* **Entries supplied**:
━━━━━━━━

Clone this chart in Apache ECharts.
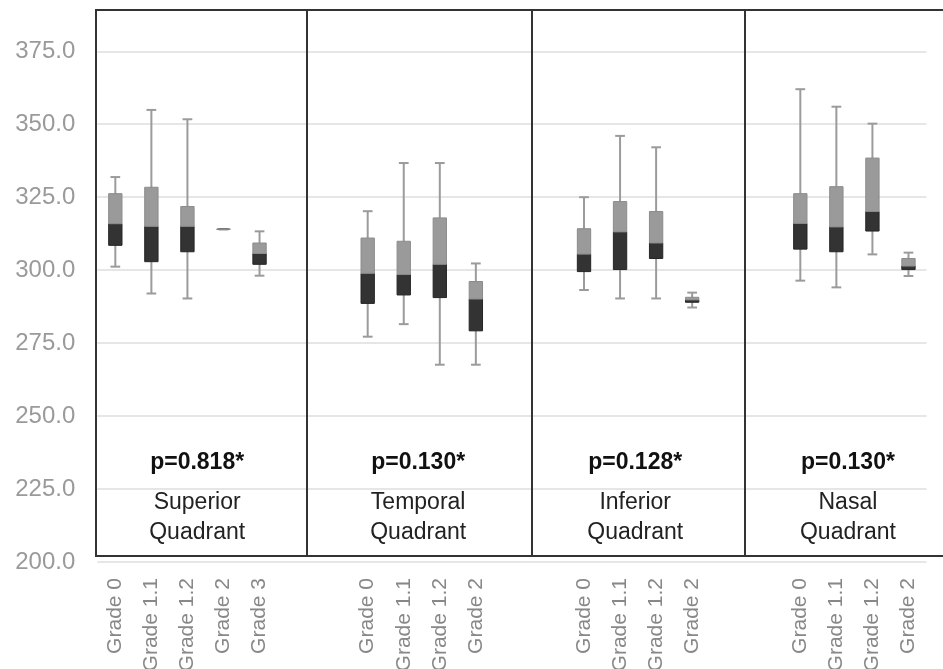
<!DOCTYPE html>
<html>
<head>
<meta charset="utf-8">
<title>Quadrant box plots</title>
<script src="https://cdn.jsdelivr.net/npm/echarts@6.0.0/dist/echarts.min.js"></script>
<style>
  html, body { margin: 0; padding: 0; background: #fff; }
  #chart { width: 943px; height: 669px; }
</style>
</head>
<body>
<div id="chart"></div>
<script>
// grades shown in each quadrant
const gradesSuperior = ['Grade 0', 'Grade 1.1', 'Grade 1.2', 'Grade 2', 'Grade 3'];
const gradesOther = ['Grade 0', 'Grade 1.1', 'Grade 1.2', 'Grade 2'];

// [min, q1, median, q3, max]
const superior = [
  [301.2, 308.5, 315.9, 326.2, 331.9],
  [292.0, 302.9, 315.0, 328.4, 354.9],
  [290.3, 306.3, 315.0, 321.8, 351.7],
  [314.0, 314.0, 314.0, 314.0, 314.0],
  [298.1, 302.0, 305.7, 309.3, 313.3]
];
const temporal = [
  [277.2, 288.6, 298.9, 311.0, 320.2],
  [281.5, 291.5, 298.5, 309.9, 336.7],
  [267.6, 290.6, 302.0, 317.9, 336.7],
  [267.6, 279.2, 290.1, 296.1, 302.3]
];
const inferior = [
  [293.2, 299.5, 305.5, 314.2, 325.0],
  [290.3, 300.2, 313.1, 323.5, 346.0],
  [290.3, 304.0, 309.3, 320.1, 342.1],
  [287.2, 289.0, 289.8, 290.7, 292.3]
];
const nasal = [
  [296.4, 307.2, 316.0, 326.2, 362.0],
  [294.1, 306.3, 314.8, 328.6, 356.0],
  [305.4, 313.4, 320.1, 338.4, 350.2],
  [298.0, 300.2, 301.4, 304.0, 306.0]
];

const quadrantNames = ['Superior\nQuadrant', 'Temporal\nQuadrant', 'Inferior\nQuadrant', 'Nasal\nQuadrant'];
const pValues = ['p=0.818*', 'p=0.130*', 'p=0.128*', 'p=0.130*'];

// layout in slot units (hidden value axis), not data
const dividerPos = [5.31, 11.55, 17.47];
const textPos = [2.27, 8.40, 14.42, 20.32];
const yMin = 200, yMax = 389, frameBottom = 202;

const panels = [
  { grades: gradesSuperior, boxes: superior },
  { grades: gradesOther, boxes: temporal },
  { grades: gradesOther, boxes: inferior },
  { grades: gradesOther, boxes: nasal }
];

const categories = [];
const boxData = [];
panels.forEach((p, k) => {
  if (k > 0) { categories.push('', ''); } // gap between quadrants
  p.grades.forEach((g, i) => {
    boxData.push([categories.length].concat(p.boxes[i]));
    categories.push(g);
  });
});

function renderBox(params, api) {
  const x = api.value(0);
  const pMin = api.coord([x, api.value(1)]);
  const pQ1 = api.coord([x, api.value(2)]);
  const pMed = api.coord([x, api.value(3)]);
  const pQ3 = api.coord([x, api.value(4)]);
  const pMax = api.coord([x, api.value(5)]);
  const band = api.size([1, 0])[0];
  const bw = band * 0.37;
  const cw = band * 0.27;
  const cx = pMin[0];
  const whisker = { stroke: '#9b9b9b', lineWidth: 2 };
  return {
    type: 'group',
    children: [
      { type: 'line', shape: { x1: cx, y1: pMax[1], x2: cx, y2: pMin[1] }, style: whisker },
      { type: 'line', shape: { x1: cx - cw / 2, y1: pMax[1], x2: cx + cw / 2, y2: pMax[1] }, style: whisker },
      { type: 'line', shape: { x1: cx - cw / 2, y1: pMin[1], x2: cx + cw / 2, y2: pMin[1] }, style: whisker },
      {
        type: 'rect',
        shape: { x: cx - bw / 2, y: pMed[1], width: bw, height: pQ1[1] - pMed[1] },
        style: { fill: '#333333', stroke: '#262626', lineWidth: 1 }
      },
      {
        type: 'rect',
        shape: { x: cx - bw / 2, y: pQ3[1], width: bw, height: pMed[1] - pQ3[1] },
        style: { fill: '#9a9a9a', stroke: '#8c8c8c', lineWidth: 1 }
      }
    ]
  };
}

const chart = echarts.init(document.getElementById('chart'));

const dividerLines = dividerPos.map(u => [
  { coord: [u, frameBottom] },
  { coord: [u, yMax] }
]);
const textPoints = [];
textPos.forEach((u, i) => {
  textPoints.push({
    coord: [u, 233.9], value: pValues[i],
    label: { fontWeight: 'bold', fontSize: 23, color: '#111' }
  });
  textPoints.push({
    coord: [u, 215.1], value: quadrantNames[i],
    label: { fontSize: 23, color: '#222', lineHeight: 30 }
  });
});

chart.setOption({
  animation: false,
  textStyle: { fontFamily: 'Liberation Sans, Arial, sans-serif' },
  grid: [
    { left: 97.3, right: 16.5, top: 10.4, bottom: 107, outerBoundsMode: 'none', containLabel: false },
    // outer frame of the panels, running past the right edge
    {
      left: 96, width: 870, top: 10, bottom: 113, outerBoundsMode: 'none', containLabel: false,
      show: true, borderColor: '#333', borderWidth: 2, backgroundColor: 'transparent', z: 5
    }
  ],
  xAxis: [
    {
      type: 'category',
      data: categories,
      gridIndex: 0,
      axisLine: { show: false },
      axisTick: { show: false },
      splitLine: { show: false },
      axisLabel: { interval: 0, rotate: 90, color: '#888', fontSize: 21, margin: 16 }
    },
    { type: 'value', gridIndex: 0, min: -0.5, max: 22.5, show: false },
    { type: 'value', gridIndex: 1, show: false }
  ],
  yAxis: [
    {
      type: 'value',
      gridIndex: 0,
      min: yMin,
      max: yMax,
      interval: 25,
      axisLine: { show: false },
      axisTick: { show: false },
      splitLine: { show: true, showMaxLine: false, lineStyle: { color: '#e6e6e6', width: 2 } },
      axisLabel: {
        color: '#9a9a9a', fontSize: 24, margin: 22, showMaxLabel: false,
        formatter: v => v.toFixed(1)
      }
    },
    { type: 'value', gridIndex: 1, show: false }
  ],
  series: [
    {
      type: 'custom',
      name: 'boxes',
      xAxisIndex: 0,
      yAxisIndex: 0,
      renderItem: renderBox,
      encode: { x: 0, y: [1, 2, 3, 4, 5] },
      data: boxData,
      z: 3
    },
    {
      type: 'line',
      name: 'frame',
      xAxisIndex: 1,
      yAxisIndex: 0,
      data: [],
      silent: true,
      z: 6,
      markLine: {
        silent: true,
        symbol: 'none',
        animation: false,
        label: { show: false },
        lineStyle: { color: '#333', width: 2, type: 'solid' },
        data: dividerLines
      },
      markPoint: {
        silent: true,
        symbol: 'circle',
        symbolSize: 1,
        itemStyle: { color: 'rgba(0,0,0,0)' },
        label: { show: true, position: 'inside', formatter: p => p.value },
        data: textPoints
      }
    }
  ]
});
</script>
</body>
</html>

━━━━━━━━

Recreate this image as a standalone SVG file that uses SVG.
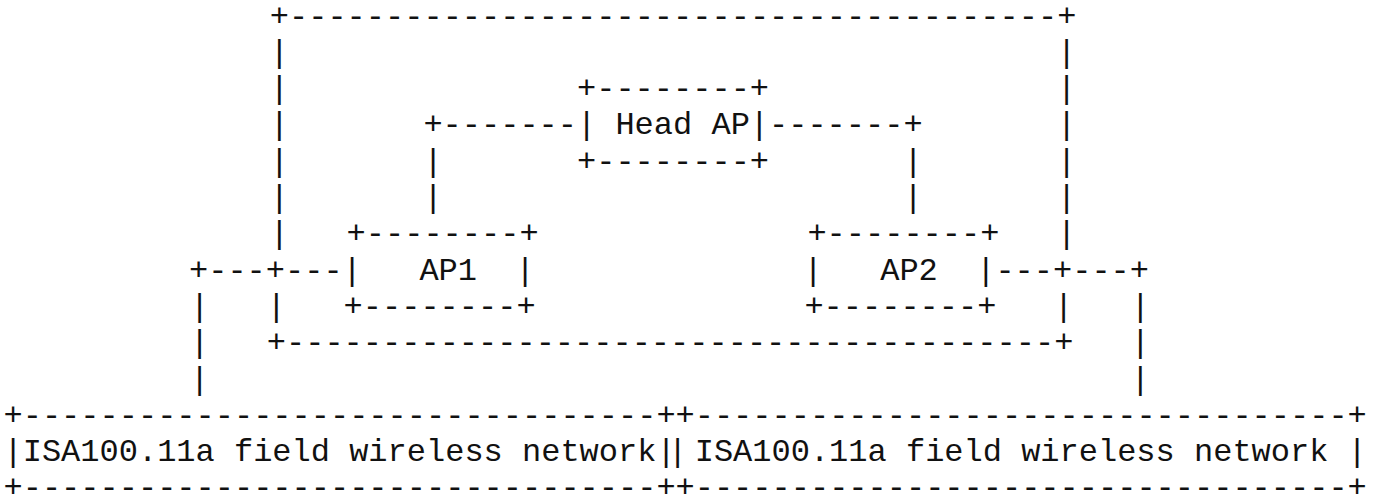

━━━━━━━━

* **Task description**: Give again, exactly as written, only the lines that start at the one with "Clone this chart in Apache ECharts." and end at the one with "const yMin = 200, yMax", both included. Skip any pictures.

* **Solution to this problem**:
Clone this chart in Apache ECharts.
<!DOCTYPE html>
<html>
<head>
<meta charset="utf-8">
<title>Quadrant box plots</title>
<script src="https://cdn.jsdelivr.net/npm/echarts@6.0.0/dist/echarts.min.js"></script>
<style>
  html, body { margin: 0; padding: 0; background: #fff; }
  #chart { width: 943px; height: 669px; }
</style>
</head>
<body>
<div id="chart"></div>
<script>
// grades shown in each quadrant
const gradesSuperior = ['Grade 0', 'Grade 1.1', 'Grade 1.2', 'Grade 2', 'Grade 3'];
const gradesOther = ['Grade 0', 'Grade 1.1', 'Grade 1.2', 'Grade 2'];

// [min, q1, median, q3, max]
const superior = [
  [301.2, 308.5, 315.9, 326.2, 331.9],
  [292.0, 302.9, 315.0, 328.4, 354.9],
  [290.3, 306.3, 315.0, 321.8, 351.7],
  [314.0, 314.0, 314.0, 314.0, 314.0],
  [298.1, 302.0, 305.7, 309.3, 313.3]
];
const temporal = [
  [277.2, 288.6, 298.9, 311.0, 320.2],
  [281.5, 291.5, 298.5, 309.9, 336.7],
  [267.6, 290.6, 302.0, 317.9, 336.7],
  [267.6, 279.2, 290.1, 296.1, 302.3]
];
const inferior = [
  [293.2, 299.5, 305.5, 314.2, 325.0],
  [290.3, 300.2, 313.1, 323.5, 346.0],
  [290.3, 304.0, 309.3, 320.1, 342.1],
  [287.2, 289.0, 289.8, 290.7, 292.3]
];
const nasal = [
  [296.4, 307.2, 316.0, 326.2, 362.0],
  [294.1, 306.3, 314.8, 328.6, 356.0],
  [305.4, 313.4, 320.1, 338.4, 350.2],
  [298.0, 300.2, 301.4, 304.0, 306.0]
];

const quadrantNames = ['Superior\nQuadrant', 'Temporal\nQuadrant', 'Inferior\nQuadrant', 'Nasal\nQuadrant'];
const pValues = ['p=0.818*', 'p=0.130*', 'p=0.128*', 'p=0.130*'];

// layout in slot units (hidden value axis), not data
const dividerPos = [5.31, 11.55, 17.47];
const textPos = [2.27, 8.40, 14.42, 20.32];
const yMin = 200, yMax = 389, frameBottom = 202;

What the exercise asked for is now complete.